> [THE TASK]
Only the span from the line containing "Convert this chart" down to the line containing "['0,9', '0,0', '0,2', '0,4', '0,6', '0,8', '1,0'];" is to be printed, exactly and inclusively, with pictures omitted.

> [LISTED RECORDS]
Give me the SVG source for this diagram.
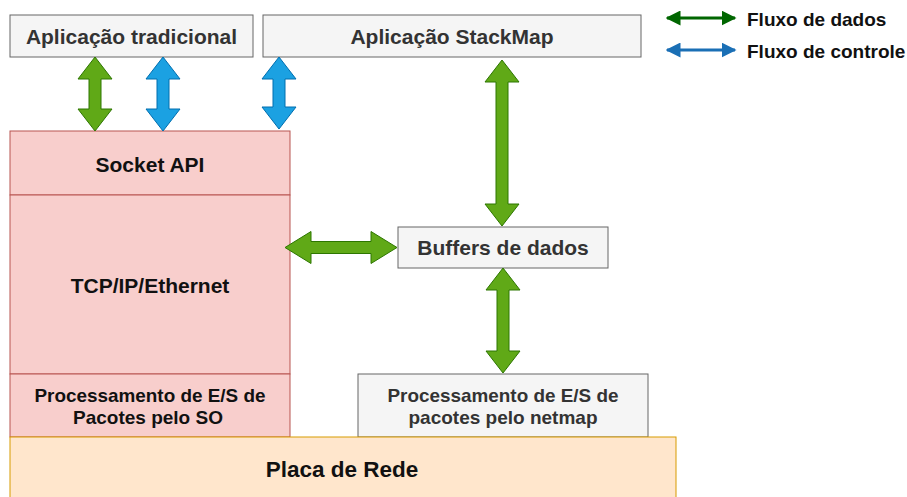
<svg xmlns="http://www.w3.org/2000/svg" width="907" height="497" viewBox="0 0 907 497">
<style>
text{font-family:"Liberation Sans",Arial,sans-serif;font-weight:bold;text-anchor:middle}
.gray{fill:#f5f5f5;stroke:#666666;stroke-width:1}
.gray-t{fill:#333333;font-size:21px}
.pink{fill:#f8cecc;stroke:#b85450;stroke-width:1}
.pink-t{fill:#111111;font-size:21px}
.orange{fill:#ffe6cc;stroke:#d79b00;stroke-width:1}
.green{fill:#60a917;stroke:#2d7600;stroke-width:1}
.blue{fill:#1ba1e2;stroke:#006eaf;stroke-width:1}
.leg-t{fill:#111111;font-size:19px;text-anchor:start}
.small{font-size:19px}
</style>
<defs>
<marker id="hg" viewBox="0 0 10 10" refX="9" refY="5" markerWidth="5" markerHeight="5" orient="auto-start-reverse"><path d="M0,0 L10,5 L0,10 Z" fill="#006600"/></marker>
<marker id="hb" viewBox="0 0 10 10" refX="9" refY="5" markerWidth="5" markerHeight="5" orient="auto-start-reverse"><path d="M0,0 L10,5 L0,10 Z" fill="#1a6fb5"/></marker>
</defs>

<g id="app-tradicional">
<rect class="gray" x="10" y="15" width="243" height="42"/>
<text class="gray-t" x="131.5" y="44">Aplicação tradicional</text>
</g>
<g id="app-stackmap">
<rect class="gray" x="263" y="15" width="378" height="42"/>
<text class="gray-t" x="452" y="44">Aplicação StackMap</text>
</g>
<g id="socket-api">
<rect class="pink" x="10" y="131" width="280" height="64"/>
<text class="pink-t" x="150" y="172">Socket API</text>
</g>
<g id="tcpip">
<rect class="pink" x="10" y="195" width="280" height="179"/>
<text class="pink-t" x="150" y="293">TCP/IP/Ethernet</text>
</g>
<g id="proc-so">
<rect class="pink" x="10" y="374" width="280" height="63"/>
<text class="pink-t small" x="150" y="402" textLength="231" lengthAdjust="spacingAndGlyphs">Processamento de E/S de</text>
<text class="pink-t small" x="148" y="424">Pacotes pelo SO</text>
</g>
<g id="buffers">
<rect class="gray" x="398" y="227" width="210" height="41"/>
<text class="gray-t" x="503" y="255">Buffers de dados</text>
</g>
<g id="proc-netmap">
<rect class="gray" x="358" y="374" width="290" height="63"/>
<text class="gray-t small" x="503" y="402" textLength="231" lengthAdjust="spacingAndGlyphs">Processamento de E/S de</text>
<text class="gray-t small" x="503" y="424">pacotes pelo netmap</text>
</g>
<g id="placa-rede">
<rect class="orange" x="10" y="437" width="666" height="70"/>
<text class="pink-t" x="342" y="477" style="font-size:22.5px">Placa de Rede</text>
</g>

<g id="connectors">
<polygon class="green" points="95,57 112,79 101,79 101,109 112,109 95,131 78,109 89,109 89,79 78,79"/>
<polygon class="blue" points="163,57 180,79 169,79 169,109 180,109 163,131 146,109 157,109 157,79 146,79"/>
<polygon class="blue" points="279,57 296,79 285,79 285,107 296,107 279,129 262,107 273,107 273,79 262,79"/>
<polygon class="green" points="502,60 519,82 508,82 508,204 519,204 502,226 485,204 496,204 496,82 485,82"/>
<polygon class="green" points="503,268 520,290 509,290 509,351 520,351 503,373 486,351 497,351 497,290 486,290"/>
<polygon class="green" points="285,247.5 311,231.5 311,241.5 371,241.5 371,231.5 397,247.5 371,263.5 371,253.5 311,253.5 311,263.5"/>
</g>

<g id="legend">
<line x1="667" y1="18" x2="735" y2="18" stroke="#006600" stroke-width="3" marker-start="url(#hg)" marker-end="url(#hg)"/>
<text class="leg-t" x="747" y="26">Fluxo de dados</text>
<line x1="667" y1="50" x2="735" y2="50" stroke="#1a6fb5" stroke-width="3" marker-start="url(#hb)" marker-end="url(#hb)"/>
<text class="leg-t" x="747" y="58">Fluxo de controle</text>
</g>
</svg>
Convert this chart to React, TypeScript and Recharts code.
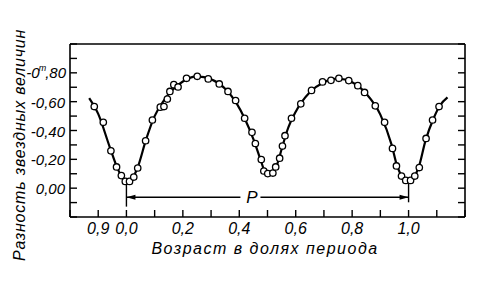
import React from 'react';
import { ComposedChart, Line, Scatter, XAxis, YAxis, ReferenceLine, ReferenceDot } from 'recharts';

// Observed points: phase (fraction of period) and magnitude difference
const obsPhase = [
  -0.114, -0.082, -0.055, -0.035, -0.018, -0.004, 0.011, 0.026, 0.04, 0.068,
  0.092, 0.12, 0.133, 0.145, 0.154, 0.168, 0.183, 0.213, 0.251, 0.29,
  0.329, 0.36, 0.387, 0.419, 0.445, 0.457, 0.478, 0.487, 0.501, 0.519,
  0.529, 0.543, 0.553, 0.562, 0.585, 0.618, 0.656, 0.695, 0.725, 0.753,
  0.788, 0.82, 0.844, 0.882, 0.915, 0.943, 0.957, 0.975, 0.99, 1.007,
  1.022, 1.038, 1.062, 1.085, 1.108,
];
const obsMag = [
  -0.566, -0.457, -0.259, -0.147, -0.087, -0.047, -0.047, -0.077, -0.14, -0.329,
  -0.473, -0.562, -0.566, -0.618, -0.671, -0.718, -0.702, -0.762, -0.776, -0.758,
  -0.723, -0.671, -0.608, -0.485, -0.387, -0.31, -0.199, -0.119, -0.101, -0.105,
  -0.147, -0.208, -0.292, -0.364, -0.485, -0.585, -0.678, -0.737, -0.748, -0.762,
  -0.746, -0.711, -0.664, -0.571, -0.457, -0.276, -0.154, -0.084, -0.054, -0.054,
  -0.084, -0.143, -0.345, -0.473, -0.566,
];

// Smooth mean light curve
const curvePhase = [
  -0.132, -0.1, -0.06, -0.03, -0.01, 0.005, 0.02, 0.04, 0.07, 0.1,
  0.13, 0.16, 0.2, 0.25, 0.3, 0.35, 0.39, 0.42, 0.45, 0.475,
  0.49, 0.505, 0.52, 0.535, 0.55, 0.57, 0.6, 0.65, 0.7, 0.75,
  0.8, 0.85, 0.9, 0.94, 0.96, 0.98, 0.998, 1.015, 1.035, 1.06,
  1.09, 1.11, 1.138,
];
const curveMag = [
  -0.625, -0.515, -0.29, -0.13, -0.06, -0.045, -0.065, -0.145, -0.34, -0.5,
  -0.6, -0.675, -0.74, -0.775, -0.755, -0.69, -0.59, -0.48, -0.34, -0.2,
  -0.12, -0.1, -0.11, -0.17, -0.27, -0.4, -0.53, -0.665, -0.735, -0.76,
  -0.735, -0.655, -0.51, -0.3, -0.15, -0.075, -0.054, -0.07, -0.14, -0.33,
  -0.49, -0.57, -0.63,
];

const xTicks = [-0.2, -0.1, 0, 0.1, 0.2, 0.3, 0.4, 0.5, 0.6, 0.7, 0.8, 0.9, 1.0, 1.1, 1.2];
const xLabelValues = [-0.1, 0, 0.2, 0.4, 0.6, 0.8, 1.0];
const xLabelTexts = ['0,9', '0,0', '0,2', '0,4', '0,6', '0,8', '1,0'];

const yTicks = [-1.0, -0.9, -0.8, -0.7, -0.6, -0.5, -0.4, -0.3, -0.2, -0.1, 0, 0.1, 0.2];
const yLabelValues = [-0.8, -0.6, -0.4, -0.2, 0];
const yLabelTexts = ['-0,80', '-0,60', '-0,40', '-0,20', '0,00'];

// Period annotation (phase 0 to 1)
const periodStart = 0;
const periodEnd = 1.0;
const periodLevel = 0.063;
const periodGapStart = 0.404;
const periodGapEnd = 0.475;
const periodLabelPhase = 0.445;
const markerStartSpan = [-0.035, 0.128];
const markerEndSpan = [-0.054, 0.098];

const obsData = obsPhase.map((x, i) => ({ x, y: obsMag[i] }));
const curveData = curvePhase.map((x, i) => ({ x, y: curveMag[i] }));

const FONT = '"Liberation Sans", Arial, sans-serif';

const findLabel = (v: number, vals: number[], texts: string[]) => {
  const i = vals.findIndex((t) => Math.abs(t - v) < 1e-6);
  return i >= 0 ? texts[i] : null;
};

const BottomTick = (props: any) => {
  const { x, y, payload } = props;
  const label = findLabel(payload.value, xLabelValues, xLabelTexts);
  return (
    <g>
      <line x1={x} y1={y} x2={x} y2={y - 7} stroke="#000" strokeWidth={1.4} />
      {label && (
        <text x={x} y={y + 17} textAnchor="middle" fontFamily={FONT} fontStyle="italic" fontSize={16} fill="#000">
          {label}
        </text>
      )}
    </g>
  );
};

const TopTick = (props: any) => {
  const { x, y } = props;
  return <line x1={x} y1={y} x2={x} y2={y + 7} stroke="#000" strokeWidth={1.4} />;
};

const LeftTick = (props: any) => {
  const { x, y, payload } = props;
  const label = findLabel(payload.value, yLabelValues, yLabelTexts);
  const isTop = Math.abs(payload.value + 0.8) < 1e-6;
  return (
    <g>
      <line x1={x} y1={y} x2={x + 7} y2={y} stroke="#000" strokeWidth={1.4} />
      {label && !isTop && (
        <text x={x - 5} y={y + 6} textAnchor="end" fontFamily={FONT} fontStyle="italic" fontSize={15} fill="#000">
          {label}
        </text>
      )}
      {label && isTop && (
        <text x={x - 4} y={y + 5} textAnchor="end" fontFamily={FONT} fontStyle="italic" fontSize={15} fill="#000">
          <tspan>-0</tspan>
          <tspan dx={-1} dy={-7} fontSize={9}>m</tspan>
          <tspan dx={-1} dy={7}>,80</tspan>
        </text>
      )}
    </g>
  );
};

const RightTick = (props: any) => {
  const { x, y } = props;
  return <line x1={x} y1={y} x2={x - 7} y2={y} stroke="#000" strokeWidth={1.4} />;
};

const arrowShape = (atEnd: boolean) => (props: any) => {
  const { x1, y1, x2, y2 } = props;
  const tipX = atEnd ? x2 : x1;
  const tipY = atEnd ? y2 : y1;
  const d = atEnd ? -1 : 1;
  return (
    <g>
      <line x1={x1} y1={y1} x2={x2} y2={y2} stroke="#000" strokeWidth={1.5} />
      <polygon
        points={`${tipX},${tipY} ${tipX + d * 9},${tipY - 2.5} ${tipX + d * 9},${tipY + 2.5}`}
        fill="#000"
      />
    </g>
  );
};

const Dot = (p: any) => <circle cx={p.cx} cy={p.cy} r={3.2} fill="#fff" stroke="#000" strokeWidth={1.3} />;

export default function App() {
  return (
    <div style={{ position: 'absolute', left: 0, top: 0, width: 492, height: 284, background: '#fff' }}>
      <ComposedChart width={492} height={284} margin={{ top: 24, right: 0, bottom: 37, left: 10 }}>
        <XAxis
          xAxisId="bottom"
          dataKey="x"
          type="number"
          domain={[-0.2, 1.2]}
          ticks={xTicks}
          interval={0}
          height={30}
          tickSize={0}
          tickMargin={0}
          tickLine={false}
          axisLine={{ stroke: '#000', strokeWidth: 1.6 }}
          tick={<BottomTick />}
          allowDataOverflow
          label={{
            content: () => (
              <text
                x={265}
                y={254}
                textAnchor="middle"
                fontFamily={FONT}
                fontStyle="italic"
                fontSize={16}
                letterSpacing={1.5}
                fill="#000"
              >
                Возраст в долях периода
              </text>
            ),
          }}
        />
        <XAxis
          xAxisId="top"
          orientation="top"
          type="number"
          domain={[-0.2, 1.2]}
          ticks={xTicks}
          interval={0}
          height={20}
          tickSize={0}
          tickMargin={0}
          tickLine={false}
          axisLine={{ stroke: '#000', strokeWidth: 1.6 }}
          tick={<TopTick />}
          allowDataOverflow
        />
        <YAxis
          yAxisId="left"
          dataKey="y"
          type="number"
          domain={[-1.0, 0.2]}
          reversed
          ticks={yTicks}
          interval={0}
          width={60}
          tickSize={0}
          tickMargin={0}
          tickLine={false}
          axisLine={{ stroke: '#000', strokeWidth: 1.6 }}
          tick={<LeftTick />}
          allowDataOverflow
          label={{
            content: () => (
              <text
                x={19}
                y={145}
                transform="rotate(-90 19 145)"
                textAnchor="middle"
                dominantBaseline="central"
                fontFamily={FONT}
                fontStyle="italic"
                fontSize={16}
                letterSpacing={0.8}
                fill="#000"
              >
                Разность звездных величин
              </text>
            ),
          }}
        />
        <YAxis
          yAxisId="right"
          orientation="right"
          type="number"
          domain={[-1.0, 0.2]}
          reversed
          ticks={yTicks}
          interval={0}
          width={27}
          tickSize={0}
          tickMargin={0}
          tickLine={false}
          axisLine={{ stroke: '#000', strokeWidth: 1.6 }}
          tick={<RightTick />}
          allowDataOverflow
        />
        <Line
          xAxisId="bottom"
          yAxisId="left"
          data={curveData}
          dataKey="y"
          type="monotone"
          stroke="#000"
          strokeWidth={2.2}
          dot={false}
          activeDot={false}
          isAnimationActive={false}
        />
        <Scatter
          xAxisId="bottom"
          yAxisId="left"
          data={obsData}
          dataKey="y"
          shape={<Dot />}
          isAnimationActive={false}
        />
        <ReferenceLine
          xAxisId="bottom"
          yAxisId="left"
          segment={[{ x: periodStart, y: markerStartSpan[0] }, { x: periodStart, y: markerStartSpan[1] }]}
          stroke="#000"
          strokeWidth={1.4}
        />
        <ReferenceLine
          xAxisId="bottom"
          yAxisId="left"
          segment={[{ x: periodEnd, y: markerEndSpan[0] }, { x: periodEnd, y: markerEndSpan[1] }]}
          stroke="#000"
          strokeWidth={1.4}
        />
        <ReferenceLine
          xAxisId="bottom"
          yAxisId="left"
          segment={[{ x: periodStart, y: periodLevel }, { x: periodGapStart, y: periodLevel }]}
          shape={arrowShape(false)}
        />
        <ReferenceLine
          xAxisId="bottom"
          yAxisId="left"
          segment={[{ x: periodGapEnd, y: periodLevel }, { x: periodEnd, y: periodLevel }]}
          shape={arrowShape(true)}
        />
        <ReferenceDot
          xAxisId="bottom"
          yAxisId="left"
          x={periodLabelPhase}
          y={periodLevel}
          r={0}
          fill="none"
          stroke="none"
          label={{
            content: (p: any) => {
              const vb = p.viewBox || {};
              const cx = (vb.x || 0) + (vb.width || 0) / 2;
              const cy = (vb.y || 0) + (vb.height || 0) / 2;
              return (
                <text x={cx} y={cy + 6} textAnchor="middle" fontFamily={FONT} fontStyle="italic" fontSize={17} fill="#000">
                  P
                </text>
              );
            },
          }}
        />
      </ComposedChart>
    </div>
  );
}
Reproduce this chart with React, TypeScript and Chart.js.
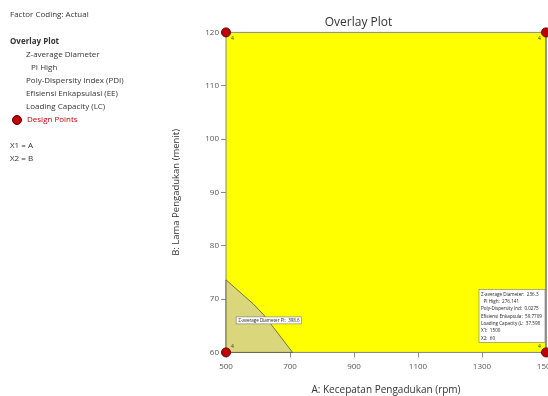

> [FULL RESPONSE]
Convert this chart to React, TypeScript and Recharts code.
import React from 'react';
import { ComposedChart, Line, Scatter, XAxis, YAxis, ReferenceLine, ReferenceDot } from 'recharts';

// Observed points: phase (fraction of period) and magnitude difference
const obsPhase = [
  -0.114, -0.082, -0.055, -0.035, -0.018, -0.004, 0.011, 0.026, 0.04, 0.068,
  0.092, 0.12, 0.133, 0.145, 0.154, 0.168, 0.183, 0.213, 0.251, 0.29,
  0.329, 0.36, 0.387, 0.419, 0.445, 0.457, 0.478, 0.487, 0.501, 0.519,
  0.529, 0.543, 0.553, 0.562, 0.585, 0.618, 0.656, 0.695, 0.725, 0.753,
  0.788, 0.82, 0.844, 0.882, 0.915, 0.943, 0.957, 0.975, 0.99, 1.007,
  1.022, 1.038, 1.062, 1.085, 1.108,
];
const obsMag = [
  -0.566, -0.457, -0.259, -0.147, -0.087, -0.047, -0.047, -0.077, -0.14, -0.329,
  -0.473, -0.562, -0.566, -0.618, -0.671, -0.718, -0.702, -0.762, -0.776, -0.758,
  -0.723, -0.671, -0.608, -0.485, -0.387, -0.31, -0.199, -0.119, -0.101, -0.105,
  -0.147, -0.208, -0.292, -0.364, -0.485, -0.585, -0.678, -0.737, -0.748, -0.762,
  -0.746, -0.711, -0.664, -0.571, -0.457, -0.276, -0.154, -0.084, -0.054, -0.054,
  -0.084, -0.143, -0.345, -0.473, -0.566,
];

// Smooth mean light curve
const curvePhase = [
  -0.132, -0.1, -0.06, -0.03, -0.01, 0.005, 0.02, 0.04, 0.07, 0.1,
  0.13, 0.16, 0.2, 0.25, 0.3, 0.35, 0.39, 0.42, 0.45, 0.475,
  0.49, 0.505, 0.52, 0.535, 0.55, 0.57, 0.6, 0.65, 0.7, 0.75,
  0.8, 0.85, 0.9, 0.94, 0.96, 0.98, 0.998, 1.015, 1.035, 1.06,
  1.09, 1.11, 1.138,
];
const curveMag = [
  -0.625, -0.515, -0.29, -0.13, -0.06, -0.045, -0.065, -0.145, -0.34, -0.5,
  -0.6, -0.675, -0.74, -0.775, -0.755, -0.69, -0.59, -0.48, -0.34, -0.2,
  -0.12, -0.1, -0.11, -0.17, -0.27, -0.4, -0.53, -0.665, -0.735, -0.76,
  -0.735, -0.655, -0.51, -0.3, -0.15, -0.075, -0.054, -0.07, -0.14, -0.33,
  -0.49, -0.57, -0.63,
];

const xTicks = [-0.2, -0.1, 0, 0.1, 0.2, 0.3, 0.4, 0.5, 0.6, 0.7, 0.8, 0.9, 1.0, 1.1, 1.2];
const xLabelValues = [-0.1, 0, 0.2, 0.4, 0.6, 0.8, 1.0];
const xLabelTexts = ['0,9', '0,0', '0,2', '0,4', '0,6', '0,8', '1,0'];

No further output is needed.